Where the first column is the binary representation and then the decimal result and its relation to its index (a) into the XOR list. This happens because all the upper bits cancel and the lowest two bits cycle every 4. So, that's how to arrive at that little lookup table.

Now, consider for a general range of [a,b]. We can use f() to find the XOR for [0,a-1] and [0,b]. Since any value XOR'd with itself is zero, the f(a-1) just cancels out all the values in the XOR run less than a, leaving you with the XOR of the range [a,b].


Adding to FatalError's great answer, the line return f(b)^f(a-1); could be explained better. In short, it's because XOR has these wonderful properties:

  • It's associative - Place brackets wherever you want
  • It's commutative - that means you can move the operators around (they can "commute")

Here's both in action:

(a ^ b ^ c) ^ (d ^ e ^ f) = (f ^ e) ^ (d ^ a ^ b) ^ c
  • It reverses itself

Like this:

a ^ b = c
c ^ a = b

Add and multiply are two examples of other associative/ commutative operators, but they don't reverse themselves. Ok, so, why are these properties important? Well, a simple route is to expand it out into what it really is, and then you can see these properties at work.

First, let's define what we want and call it n:

n      = (a ^ a+1 ^ a+2 .. ^ b)

If it helps, think of XOR (^) as if it was an add.

Let's also define the function:

f(b)   = 0 ^ 1 ^ 2 ^ 3 ^ 4 .. ^ b

b is greater than a, so just by safely dropping in a few extra brackets (which we can because it's associative), we can also say this:

f(b)   = ( 0 ^ 1 ^ 2 ^ 3 ^ 4 .. ^ (a-1) ) ^ (a ^ a+1 ^ a+2 .. ^ b)

Which simplifies to:

f(b)   = f(a-1) ^ (a ^ a+1 ^ a+2 .. ^ b)

f(b)   = f(a-1) ^ n

Next, we use that reversal property and commutivity to give us the magic line:

n      = f(b) ^ f(a-1)

If you've been thinking of XOR like an add, you would've dropped in a subtract there. XOR is to XOR what add is to subtract!

How do I come up with this myself?

Remember the properties of logical operators. Work with them almost like an add or multiply if it helps. It feels unusual that and (&), xor (^) and or (|) are associative, but they are!

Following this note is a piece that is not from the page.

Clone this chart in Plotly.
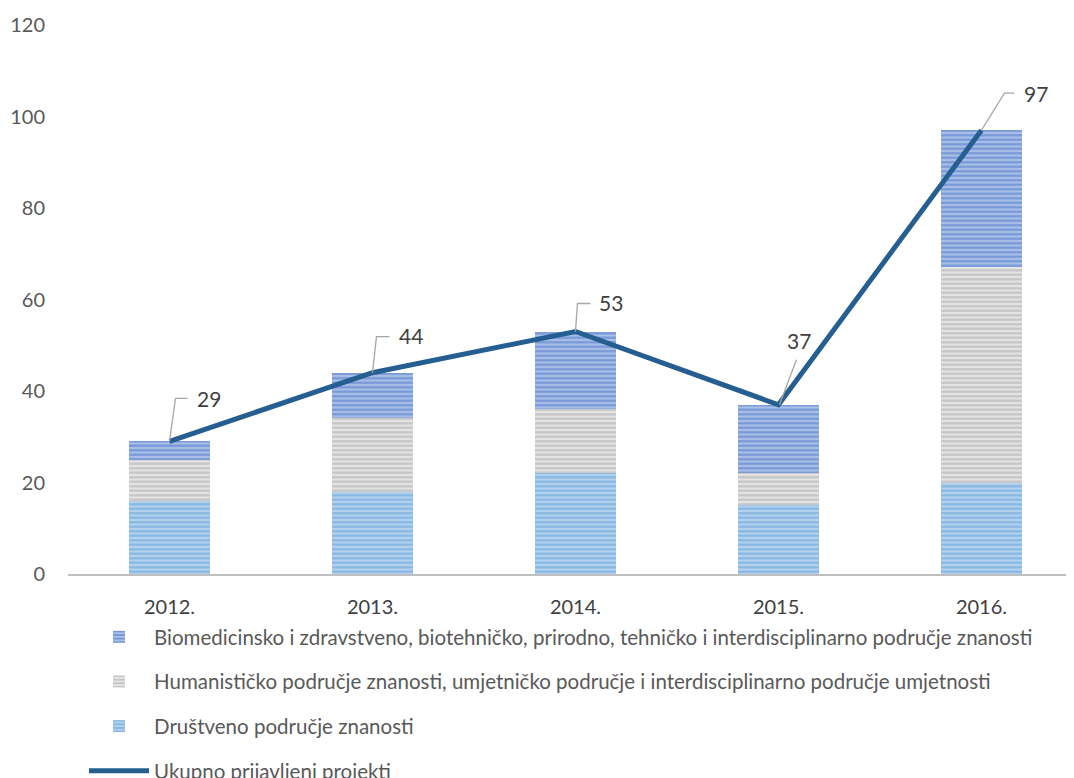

Run the naive implementation through first, look for patterns in the output, then start finding rules which confirm the pattern is true. Simplify your implementation even further and repeat. This is probably the route that the original creator took, highlighted by the fact that it's not completely optimal (i.e. use a switch statement rather than an array).


I found out that the below code is also working like the solution given in the question.

May be this is little optimized but its just what I got from observing repetition like given in the accepted answer,

I would like to know / understand the mathematical proof behind the given code, like explained in the answer by @Luke Briggs

Here is that JAVA code

public int findXORofRange(int m, int n) {
    int[] patternTracker;

    if(m % 2 == 0)
        patternTracker = new int[] {n, 1, n^1, 0};
    else
        patternTracker = new int[] {m, m^n, m-1, (m-1)^n};

    return patternTracker[(n-m) % 4];
}

Tags:

Algorithm